Second, the evidence is bad news for the Basel III’s countercyclical capital buffer. The idea of the buffer is that, when they are confronted with a credit boom, authorities should raise capital requirements to limit the expansion. By using prudential tools to lean against credit booms, regulators can help to stabilise the financial system and the real economy. But, as Aiyar et al. (2014) note, for the countercyclical buffer to work, there are three preconditions: capital requirements have to bind before they are raised, equity has to be costly and difficult to raise in the short term, and alternatives to bank credit have to be relatively unavailable and costly.

On all three counts, the experience I have summarised is not very encouraging. Lending spreads do not appear to be the first-order response to higher capital requirements; loan volumes do not look sensitive to changes in capital so long as banks are reasonably well capitalised; and at the stage in the business cycle when the countercyclical buffer would be needed, banks’ business is likely to be booming and profitable, making it cheaper and easier to raise equity.

Concluding remarks

We need to continue to study this episode, doing a proper statistical analysis that controls for macroeconomic conditions and policy responses. At this stage, however, it seems reasonably safe to conclude: (1) We should seriously consider requiring further additions to bank capital, given that the social costs of post-crisis capital increases appear to have been small; and (2) the efficacy of time-varying capital requirements in moderating credit fluctuations is questionable.

References

Aiyar, S, C W Calomiris, and R Wieladak (2014), “Identifying channels of credits substitution when bank capital requirements are varied”, Bank of England Working Paper 485, January. 

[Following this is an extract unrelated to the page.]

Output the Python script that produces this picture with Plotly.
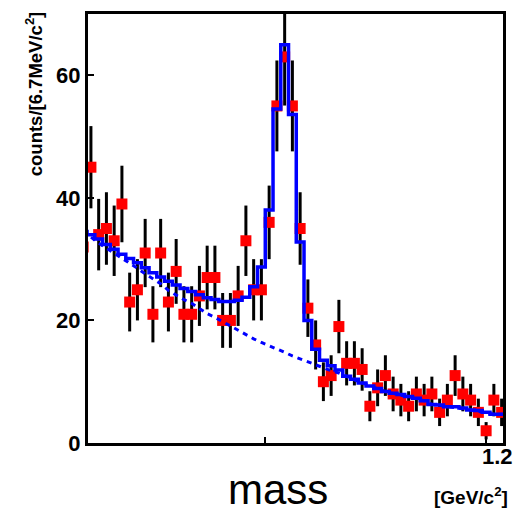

Bank for International Settlements (2014), 84th Annual Report, June. 

Basel Committee on Banking Supervision (various years), Results of Basel III Monitoring Exercise

Cecchetti, S G (2014), “The Jury is In”, CEPR Policy Insight 76, December.

Cohen, B H and M Scatigna (2014), “Banks and capital requirements: channels of adjustment”, BIS Working Paper 443, March.

Institute of International Finance (2010), Interim Report on the Cumulative Impact on the Global Economy of Proposed Changes in the Banking Regulatory Framework, June.

Macroeconomic Assessment Group (2010a), Assessing the macroeconomic impact of the transition to stronger capital and liquidity requirements: Interim Report, August.

Macroeconomic Assessment Group (2010b), Assessing the macroeconomic impact of the transition to stronger capital and liquidity requirements: Final Report, December.

Footnote

[1] Full disclosure, I was Chair of the Macroeconomic Assessment Group.